Australia’s Turnbull government continues on a track to encourage SIBs in latest budget while others get rather locked into a substitution argument around philanthropy which misses the issues and addresses the question I wasn’t aware anybody was asking…

Budget 2016: Social Sector Welcomes Innovation

Ellie Cooper – Pro Bono Australia

Leading organisations for social investment and social business have welcomed the federal government’s approach to innovation in the budget, which includes a $96.1 million fund to test innovative policies that engage the private sector.

Social Ventures Australia (SVA) said the government’s Try, Test and Learn Fund, which aims to reduce long‑term welfare dependency, could boost Australia’s social investment strategy.  

The organisation said the four-year $96.1 million fund was an important step towards promoting a more innovative, agile and impactful social services system.

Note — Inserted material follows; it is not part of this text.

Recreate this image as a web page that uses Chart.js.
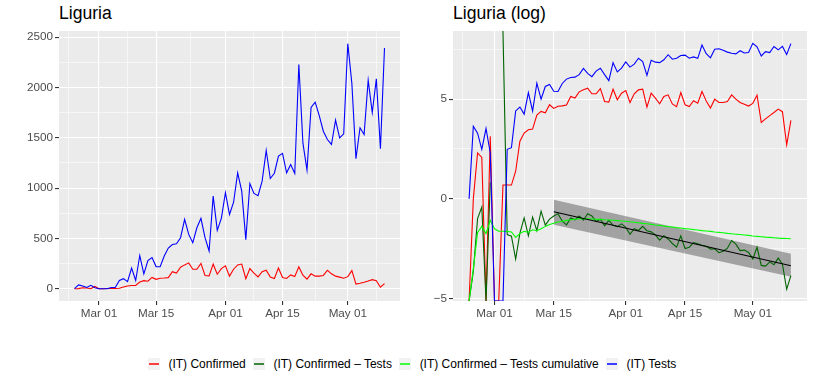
<!DOCTYPE html>
<html lang="en">
<head>
<meta charset="UTF-8">
<title>Liguria</title>
<script src="https://cdn.jsdelivr.net/npm/chart.js"></script>
<style>
  body { margin: 0; background: #fff; font-family: "Liberation Sans", Arial, sans-serif; }
  #page { position: relative; width: 814px; height: 380px; overflow: hidden; }
  .title { position: absolute; top: 3px; font-size: 17.6px; color: #000; white-space: nowrap; }
  canvas { position: absolute; top: 0; }
  #legend { position: absolute; left: 10px; top: 355px; width: 804px; height: 17px;
            display: flex; justify-content: center; align-items: center; font-size: 12px; color: #000; }
  .item { display: flex; align-items: center; margin-right: 7px; }
  .item:last-child { margin-right: 0; }
  .item svg { display: block; margin-right: 8.7px; }
</style>
</head>
<body>
<div id="page">
  <div class="title" style="left:59px">Liguria</div>
  <div class="title" style="left:453px">Liguria (log)</div>
  <canvas id="linChart" width="410" height="330" style="left:0;width:410px;height:330px"></canvas>
  <canvas id="logChart" width="404" height="330" style="left:410px;width:404px;height:330px"></canvas>
  <div id="legend"></div>
</div>
<script>
// daily values for Liguria, 2020-02-24 .. 2020-05-10
const firstDay = '2020-02-24';
const confirmed = [0, 1, 10, 8, 0, 23,
  0, 0, 2, 2, 2, 4, 18, 27, 32, 33,
  67, 80, 75, 112, 93, 104, 106, 110, 169, 156,
  214, 237, 257, 194, 194, 252, 132, 128, 244, 144,
  200, 228, 125, 194, 236, 245, 99, 200, 156, 117,
  169, 184, 117, 102, 206, 112, 102, 137, 121, 217,
  135, 95, 148, 125, 125, 132, 184, 148, 125, 115,
  105, 120, 180, 46, 55, 65, 76, 90, 79, 15, 51];
const tests = [1, 38, 27, 12, 34, 10,
  0, 0, 0, 12, 13, 82, 100, 70, 205, 82,
  330, 148, 280, 310, 220, 218, 325, 405, 440, 447,
  507, 690, 540, 457, 606, 700, 507, 375, 921, 580,
  700, 954, 738, 860, 1152, 970, 488, 1046, 947, 925,
  1069, 1374, 1096, 1148, 1318, 1346, 1152, 1235, 1146, 2229,
  1447, 1179, 1803, 1855, 1720, 1566, 1483, 1434, 1676, 1500,
  1540, 2436, 2040, 1292, 1600, 1533, 2073, 1752, 2086, 1392, 2394];
// log(cumulative confirmed / cumulative tests)
const cumulativeLog = [-Infinity, -3.5, -1.7, -1.38, -1.74, -1.07,
  -1.5, -1.62, -1.62, -1.63, -1.66, -1.93, -1.74, -1.63, -1.67, -1.55,
  -1.6, -1.5, -1.38, -1.28, -1.22, -1.16, -1.12, -1.08, -1.05, -1.02,
  -1.0, -0.99, -1.0, -1.01, -1.02, -1.03, -1.05, -1.06, -1.07, -1.09,
  -1.11, -1.12, -1.15, -1.17, -1.2, -1.23, -1.25, -1.28, -1.31, -1.33,
  -1.36, -1.39, -1.41, -1.44, -1.46, -1.49, -1.51, -1.54, -1.56, -1.59,
  -1.61, -1.63, -1.66, -1.68, -1.7, -1.73, -1.75, -1.77, -1.79, -1.81,
  -1.83, -1.86, -1.88, -1.9, -1.92, -1.93, -1.95, -1.97, -1.98, -1.99, -2.0];

// linear fit of log(confirmed/tests) from Mar 15, with its band
const fitDates = ['2020-03-15', '2020-05-10'];
const fitLine = [-0.65, -3.35];
const fitUpper = [-0.05, -2.75];
const fitLower = [-1.3, -3.9];

const tickDates = ['2020-03-01', '2020-03-15', '2020-04-01', '2020-04-15', '2020-05-01'];
const tickLabels = ['Mar 01', 'Mar 15', 'Apr 01', 'Apr 15', 'May 01'];
const outerDates = ['2020-02-15', '2020-05-15'];

const seriesNames = ['(IT) Confirmed', '(IT) Confirmed \u2013 Tests', '(IT) Confirmed \u2013 Tests cumulative', '(IT) Tests'];
const seriesColors = ['#ff0000', '#006400', '#00ff00', '#0000ff'];

const DAY = 86400000;
const origin = Date.parse(tickDates[0]);
const toDay = s => Math.round((Date.parse(s) - origin) / DAY);
const start = toDay(firstDay);
const days = confirmed.map((_, i) => start + i);

const majorX = tickDates.map(toDay);
const allMajorX = [toDay(outerDates[0])].concat(majorX, [toDay(outerDates[1])]);
const minorX = allMajorX.slice(1).map((v, i) => (v + allMajorX[i]) / 2);
const xTicks = majorX.concat(minorX).sort((a, b) => a - b);

// infinite logs sit on the panel edges, like ggplot draws them
const LOG_MIN = -5.12, LOG_MAX = 8.415;
const edge = v => v === -Infinity ? LOG_MIN : (v === Infinity ? LOG_MAX : v);
function logRatio(c, t) {
  if (c === 0 && t === 0) return null;
  return edge(Math.log(c / t));
}

const pts = arr => arr.map((v, i) => ({ x: days[i], y: v }));
const font = { family: '"Liberation Sans", Arial, sans-serif', size: 11.7 };

function xScale() {
  return {
    type: 'linear', min: -9.8, max: 73.8,
    afterBuildTicks: s => { s.ticks = xTicks.map(v => ({ value: v })); },
    afterFit: s => { s.height = 29; },
    border: { display: false },
    grid: {
      color: '#ffffff',
      lineWidth: c => majorX.includes(c.tick.value) ? 1.1 : 0.55,
      tickColor: c => majorX.includes(c.tick.value) ? '#333333' : 'rgba(0,0,0,0)',
      tickWidth: 1.1, tickLength: 4
    },
    ticks: {
      autoSkip: false, maxRotation: 0, minRotation: 0, padding: 2, color: '#4d4d4d', font,
      callback: v => { const k = majorX.indexOf(v); return k >= 0 ? tickLabels[k] : ''; }
    }
  };
}

function yScale(min, max, majors, minors, width, fmt) {
  return {
    type: 'linear', min, max,
    afterBuildTicks: s => { s.ticks = majors.concat(minors).sort((a, b) => a - b).map(v => ({ value: v })); },
    afterFit: s => { s.width = width; },
    border: { display: false },
    grid: {
      color: '#ffffff',
      lineWidth: c => majors.includes(c.tick.value) ? 1.1 : 0.55,
      tickColor: c => majors.includes(c.tick.value) ? '#333333' : 'rgba(0,0,0,0)',
      tickWidth: 1.1, tickLength: 4
    },
    ticks: {
      autoSkip: false, padding: 2, color: '#4d4d4d', font,
      callback: v => majors.includes(v) ? fmt(v) : ''
    }
  };
}

const panelBg = {
  id: 'panelBg',
  beforeDraw(chart) {
    const a = chart.chartArea, ctx = chart.ctx;
    ctx.save();
    ctx.fillStyle = '#ebebeb';
    ctx.fillRect(a.left, a.top, a.right - a.left, a.bottom - a.top);
    ctx.restore();
  }
};

function line(label, data, color) {
  return { label, data, borderColor: color, borderWidth: 1.1, pointRadius: 0, tension: 0, fill: false, spanGaps: false };
}

const common = {
  responsive: false, animation: false, devicePixelRatio: 1,
  plugins: { legend: { display: false }, tooltip: { enabled: false } },
  elements: { point: { radius: 0 } }
};

new Chart(document.getElementById('linChart'), {
  type: 'line',
  data: {
    datasets: [
      line(seriesNames[3], pts(tests), seriesColors[3]),
      line(seriesNames[0], pts(confirmed), seriesColors[0])
    ]
  },
  options: Object.assign({}, common, {
    layout: { padding: { top: 31, right: 10, left: 0, bottom: 0 } },
    scales: {
      x: xScale(),
      y: yScale(-122, 2562, [0, 500, 1000, 1500, 2000, 2500], [250, 750, 1250, 1750, 2250], 59, v => String(v))
    }
  }),
  plugins: [panelBg]
});

const lnEdge = v => edge(Math.log(v));
const fitPts = arr => arr.map((v, i) => ({ x: toDay(fitDates[i]), y: v }));

new Chart(document.getElementById('logChart'), {
  type: 'line',
  data: {
    datasets: [
      line('fit', fitPts(fitLine), '#000000'),
      line(seriesNames[3], pts(tests.map(lnEdge)), seriesColors[3]),
      line(seriesNames[2], pts(cumulativeLog.map(edge)), seriesColors[2]),
      line(seriesNames[1], pts(confirmed.map((c, i) => logRatio(c, tests[i]))), seriesColors[1]),
      line(seriesNames[0], pts(confirmed.map(lnEdge)), seriesColors[0]),
      { label: 'band', data: fitPts(fitUpper), borderWidth: 0, pointRadius: 0, tension: 0,
        backgroundColor: 'rgba(0,0,0,0.31)', fill: '+1' },
      { label: 'band-low', data: fitPts(fitLower), borderWidth: 0, pointRadius: 0, tension: 0, fill: false }
    ]
  },
  options: Object.assign({}, common, {
    layout: { padding: { top: 31, right: 7, left: 0, bottom: 0 } },
    scales: {
      x: xScale(),
      y: yScale(LOG_MIN, LOG_MAX, [-5, 0, 5], [-2.5, 2.5, 7.5], 43, v => v < 0 ? '\u2212' + Math.abs(v) : String(v))
    }
  }),
  plugins: [panelBg]
});

// legend below both panels
const SVGNS = 'http://www.w3.org/2000/svg';
const legend = document.getElementById('legend');
seriesNames.forEach((name, i) => {
  const item = document.createElement('div');
  item.className = 'item';
  const svg = document.createElementNS(SVGNS, 'svg');
  svg.setAttribute('width', '12');
  svg.setAttribute('height', '12');
  const box = document.createElementNS(SVGNS, 'rect');
  box.setAttribute('width', '12');
  box.setAttribute('height', '12');
  box.setAttribute('fill', '#f2f2f2');
  const stroke = document.createElementNS(SVGNS, 'line');
  stroke.setAttribute('x1', '1');
  stroke.setAttribute('x2', '11');
  stroke.setAttribute('y1', '6');
  stroke.setAttribute('y2', '6');
  stroke.setAttribute('stroke', seriesColors[i]);
  stroke.setAttribute('stroke-width', '1.5');
  svg.appendChild(box);
  svg.appendChild(stroke);
  const text = document.createElement('span');
  text.textContent = name;
  item.appendChild(svg);
  item.appendChild(text);
  legend.appendChild(item);
});
</script>
</body>
</html>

“The fund could unlock opportunities for the development of innovative service and finance models, and attract co-investment from the private sector in important social initiatives,” SVA CEO Rob Koczkar said.

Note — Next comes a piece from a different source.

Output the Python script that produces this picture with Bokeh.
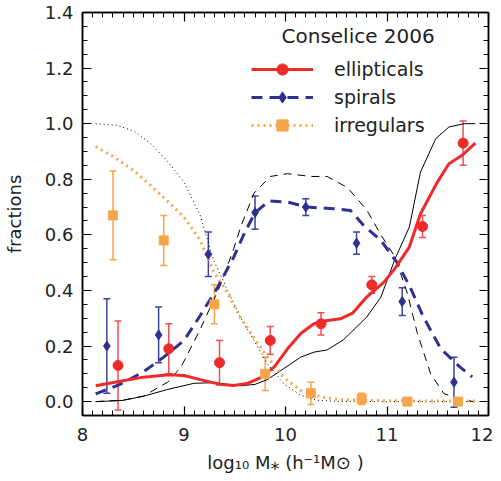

“Private capital is never going to replace the need for ongoing investment by government in critical services, but there is scope for it to have significant impact in areas including affordable housing supply, social impact bonds (SIBs) and social enterprise development.

“The great strength of the SIB model is that it requires governments, community services organisations and investors to examine the data about what really works to improve the lives of people in need, to accurately cost the service and the savings it generates to government.”

 

Impact Investing Is No Substitute for Philanthropy

Chicago Now

This letter to the Sun-Times by Phillip Jackson, Founder and Executive Director of Chicago’s Black Star Project, ably summarizes everything that’s wrong with the recent announcement by the MacArthur Foundation, the Chicago Community Trust and the Calvert Foundation that they plan to join forces to lend money to nonprofits, a behavior they style “impact investing.” Impact investing has been shown ineffective in virtually every context in which it has been tried, and under every name by which it goes, whether “pay for success,” “social impact bonds,” “social enterprise,” “philanthro-capitalism,” or any of the other monikers designed to suggest that rich people can help poor people without actually, you know, giving anything.

If impact investing replaced other types of investing—in weapons manufacturing, say, or tobacco—it would be harmless, if not necessarily useful.  (Some economists doubt divestment makes any difference to the stock price of the companies shunned.)  But when impact investing is designed to replace actual grants, that’s when we have a real problem.